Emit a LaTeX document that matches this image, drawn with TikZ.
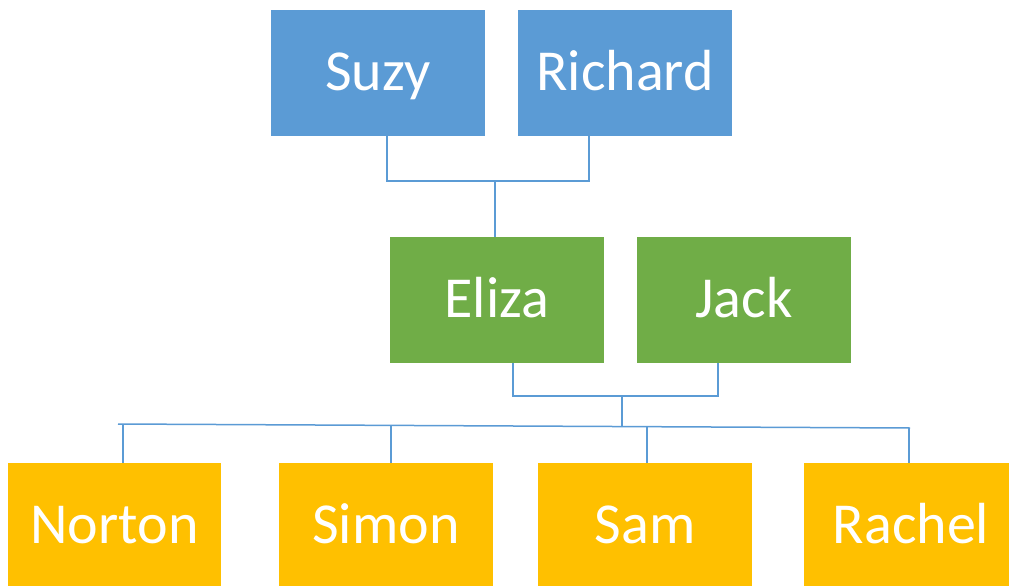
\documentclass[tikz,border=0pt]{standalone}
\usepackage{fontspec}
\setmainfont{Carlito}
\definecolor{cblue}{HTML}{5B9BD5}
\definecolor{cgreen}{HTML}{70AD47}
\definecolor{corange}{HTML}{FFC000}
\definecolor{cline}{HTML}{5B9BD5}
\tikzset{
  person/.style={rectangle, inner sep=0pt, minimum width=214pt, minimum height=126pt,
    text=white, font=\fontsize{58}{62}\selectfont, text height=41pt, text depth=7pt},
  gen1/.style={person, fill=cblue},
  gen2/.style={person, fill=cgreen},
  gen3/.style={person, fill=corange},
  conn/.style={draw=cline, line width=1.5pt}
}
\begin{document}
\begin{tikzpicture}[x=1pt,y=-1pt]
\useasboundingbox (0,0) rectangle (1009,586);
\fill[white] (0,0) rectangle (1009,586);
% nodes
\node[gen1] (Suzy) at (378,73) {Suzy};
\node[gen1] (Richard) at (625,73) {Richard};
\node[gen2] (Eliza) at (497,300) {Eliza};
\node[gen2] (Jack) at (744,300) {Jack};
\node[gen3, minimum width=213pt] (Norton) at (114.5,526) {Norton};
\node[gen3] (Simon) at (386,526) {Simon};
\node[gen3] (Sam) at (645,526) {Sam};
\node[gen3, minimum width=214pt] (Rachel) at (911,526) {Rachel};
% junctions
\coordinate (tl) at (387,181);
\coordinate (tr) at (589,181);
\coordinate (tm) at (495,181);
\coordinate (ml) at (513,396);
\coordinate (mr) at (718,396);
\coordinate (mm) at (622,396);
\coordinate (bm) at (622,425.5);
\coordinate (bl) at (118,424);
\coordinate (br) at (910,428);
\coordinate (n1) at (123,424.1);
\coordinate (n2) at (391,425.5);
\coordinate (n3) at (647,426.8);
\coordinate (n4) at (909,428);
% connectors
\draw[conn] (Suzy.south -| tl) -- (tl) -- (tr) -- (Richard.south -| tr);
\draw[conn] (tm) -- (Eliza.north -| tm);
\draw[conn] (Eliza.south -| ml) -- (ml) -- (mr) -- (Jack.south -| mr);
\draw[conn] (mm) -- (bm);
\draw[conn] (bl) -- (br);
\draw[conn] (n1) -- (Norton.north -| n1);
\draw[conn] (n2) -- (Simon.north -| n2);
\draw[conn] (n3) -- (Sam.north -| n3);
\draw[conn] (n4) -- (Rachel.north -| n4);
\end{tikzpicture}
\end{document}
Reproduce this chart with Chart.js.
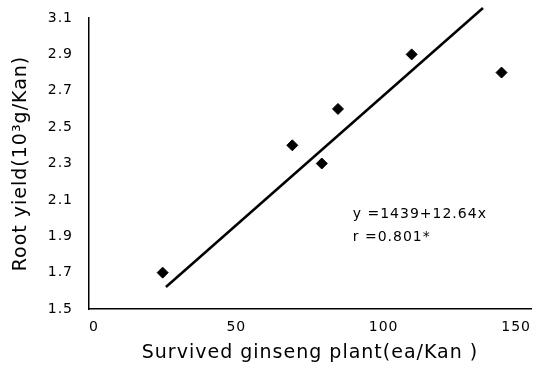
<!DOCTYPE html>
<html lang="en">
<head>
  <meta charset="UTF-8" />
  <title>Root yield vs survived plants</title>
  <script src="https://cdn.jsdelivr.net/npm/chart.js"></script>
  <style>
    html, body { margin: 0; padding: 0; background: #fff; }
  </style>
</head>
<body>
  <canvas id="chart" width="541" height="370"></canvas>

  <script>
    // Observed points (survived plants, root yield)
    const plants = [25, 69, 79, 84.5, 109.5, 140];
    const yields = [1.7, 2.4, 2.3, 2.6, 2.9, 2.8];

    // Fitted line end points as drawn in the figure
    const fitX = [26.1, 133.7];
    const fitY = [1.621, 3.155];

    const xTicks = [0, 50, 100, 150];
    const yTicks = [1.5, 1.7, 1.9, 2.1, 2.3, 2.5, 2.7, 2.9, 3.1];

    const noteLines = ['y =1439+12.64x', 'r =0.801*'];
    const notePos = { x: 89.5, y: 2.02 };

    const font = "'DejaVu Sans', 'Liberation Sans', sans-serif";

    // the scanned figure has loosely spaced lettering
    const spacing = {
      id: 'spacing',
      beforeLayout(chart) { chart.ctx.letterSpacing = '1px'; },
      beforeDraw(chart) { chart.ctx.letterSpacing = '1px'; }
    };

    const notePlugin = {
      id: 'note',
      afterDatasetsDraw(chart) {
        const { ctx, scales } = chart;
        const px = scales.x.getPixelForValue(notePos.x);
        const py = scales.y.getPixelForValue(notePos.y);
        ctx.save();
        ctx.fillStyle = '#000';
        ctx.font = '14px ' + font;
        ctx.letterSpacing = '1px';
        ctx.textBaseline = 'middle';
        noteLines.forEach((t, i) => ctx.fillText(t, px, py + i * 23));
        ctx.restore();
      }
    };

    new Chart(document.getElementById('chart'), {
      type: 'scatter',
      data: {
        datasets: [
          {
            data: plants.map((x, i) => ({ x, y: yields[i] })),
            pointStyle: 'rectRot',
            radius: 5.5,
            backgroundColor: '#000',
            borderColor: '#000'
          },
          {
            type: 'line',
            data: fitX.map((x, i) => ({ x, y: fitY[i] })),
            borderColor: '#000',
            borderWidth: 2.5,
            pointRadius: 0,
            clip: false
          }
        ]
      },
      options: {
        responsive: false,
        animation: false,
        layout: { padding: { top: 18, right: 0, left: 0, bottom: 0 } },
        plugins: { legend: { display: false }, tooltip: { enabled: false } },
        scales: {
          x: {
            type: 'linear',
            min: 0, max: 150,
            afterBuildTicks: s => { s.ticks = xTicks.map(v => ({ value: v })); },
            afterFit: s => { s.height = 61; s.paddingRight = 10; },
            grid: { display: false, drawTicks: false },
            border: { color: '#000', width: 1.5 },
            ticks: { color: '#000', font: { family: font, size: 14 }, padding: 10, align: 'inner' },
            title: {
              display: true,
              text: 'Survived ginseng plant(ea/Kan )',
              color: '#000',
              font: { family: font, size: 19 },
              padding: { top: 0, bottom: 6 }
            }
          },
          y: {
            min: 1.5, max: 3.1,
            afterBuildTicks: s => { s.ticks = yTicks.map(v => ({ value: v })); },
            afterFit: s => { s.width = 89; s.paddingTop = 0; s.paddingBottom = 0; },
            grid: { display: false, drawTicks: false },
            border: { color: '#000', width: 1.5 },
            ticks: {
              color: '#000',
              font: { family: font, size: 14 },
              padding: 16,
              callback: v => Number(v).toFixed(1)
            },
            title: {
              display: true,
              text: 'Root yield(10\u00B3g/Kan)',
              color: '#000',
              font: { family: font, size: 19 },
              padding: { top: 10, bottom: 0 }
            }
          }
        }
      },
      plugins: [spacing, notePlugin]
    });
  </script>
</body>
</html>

# # # # # # #

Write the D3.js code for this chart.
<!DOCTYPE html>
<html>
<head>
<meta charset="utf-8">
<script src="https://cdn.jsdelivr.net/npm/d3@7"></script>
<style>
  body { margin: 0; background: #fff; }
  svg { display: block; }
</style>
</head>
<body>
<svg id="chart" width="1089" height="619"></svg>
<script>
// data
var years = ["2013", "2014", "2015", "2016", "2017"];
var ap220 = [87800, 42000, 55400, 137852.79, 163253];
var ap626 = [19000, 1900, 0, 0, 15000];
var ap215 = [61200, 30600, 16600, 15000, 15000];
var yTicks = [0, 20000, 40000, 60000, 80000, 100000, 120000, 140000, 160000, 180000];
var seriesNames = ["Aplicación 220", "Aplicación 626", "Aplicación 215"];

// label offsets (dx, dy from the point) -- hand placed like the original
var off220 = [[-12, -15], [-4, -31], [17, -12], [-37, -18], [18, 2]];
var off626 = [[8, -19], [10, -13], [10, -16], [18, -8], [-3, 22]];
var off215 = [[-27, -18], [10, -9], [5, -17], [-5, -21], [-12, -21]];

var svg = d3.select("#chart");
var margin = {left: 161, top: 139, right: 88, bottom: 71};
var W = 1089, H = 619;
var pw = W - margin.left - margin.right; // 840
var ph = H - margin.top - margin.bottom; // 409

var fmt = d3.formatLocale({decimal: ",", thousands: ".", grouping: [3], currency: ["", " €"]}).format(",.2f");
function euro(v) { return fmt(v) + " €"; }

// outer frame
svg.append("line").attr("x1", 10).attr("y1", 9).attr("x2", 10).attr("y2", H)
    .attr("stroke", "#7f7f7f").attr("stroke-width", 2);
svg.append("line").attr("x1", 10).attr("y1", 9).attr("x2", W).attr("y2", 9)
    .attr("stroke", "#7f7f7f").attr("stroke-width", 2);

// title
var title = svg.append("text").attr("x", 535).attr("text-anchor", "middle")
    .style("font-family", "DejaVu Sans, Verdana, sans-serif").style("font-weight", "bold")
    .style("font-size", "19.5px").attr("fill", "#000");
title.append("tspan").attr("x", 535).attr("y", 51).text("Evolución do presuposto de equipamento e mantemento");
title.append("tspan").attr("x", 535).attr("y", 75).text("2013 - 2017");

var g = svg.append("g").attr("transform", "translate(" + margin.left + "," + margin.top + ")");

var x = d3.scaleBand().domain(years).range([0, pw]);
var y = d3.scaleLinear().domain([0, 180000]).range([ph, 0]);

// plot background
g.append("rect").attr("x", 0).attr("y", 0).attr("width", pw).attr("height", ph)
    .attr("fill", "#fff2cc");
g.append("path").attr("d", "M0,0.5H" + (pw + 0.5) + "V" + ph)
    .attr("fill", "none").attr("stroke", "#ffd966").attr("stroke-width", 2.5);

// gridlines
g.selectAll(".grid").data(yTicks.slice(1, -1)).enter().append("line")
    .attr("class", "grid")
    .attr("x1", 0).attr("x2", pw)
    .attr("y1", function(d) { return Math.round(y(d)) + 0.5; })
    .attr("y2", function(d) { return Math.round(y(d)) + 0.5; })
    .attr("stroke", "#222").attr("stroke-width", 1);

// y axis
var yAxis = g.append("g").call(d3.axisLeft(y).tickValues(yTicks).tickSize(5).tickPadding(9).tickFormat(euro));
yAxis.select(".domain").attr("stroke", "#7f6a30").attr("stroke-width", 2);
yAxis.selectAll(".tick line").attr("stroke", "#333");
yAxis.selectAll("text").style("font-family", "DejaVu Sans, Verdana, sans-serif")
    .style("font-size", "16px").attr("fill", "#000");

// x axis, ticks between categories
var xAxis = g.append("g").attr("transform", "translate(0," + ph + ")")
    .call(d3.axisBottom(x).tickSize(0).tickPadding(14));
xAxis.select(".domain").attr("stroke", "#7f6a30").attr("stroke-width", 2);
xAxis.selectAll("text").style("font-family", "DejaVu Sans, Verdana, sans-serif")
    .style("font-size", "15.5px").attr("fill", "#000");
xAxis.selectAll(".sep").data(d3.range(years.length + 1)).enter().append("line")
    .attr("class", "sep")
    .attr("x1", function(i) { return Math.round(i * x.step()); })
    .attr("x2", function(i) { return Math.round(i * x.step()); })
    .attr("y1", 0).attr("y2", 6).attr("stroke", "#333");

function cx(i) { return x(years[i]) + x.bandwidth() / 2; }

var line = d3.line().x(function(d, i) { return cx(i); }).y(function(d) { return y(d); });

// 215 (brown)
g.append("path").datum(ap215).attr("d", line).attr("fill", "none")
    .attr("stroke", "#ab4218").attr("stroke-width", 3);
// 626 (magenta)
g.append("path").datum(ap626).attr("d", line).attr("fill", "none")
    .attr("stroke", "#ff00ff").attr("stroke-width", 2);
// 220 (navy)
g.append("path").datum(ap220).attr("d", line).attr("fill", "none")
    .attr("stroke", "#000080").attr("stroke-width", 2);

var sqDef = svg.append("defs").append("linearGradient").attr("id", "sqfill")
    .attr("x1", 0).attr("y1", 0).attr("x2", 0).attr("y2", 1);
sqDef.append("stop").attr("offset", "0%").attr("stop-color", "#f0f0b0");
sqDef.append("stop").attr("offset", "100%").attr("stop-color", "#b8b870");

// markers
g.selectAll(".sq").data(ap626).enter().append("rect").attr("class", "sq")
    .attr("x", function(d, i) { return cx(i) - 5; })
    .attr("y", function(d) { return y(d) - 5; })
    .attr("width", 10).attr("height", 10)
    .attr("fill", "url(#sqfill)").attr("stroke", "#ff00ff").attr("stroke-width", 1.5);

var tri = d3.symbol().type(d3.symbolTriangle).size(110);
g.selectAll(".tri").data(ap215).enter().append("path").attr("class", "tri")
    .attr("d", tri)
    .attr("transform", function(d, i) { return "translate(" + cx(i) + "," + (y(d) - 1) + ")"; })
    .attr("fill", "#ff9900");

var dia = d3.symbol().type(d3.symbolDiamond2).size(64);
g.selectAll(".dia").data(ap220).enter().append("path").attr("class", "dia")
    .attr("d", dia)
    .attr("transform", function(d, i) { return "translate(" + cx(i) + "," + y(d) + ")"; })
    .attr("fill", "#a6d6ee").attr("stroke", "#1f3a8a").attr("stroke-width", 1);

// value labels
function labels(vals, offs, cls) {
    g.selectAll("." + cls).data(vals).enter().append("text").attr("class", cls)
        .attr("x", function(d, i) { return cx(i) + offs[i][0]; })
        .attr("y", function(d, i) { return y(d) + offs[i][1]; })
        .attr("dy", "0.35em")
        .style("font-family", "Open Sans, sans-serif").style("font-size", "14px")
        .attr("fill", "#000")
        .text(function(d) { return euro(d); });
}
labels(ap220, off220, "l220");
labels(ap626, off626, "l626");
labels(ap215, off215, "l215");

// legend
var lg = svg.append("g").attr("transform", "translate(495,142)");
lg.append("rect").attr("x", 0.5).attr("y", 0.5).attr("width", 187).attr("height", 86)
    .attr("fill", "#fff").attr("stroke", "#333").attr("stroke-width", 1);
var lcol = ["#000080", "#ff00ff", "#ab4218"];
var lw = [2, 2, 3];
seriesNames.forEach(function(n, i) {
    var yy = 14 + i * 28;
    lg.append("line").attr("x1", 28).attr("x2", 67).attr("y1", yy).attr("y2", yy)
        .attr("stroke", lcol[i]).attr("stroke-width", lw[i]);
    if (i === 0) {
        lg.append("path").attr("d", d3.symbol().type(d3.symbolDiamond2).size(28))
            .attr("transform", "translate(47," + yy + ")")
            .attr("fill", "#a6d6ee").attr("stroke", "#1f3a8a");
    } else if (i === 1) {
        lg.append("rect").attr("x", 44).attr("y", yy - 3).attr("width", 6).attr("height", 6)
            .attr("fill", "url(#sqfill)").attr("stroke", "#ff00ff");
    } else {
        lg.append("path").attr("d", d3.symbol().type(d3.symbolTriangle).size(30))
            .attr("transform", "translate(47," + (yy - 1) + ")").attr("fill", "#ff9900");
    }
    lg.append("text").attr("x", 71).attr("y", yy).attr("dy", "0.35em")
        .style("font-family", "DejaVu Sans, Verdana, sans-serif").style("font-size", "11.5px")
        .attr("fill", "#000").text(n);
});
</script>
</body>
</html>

# # # # # # #

→ To be done
Report all lines of the data above that include the string "this".

→ Written reply
Emit a LaTeX document that matches this image, drawn with TikZ.
Reproduce this chart with Chart.js.
Write the D3.js code for this chart.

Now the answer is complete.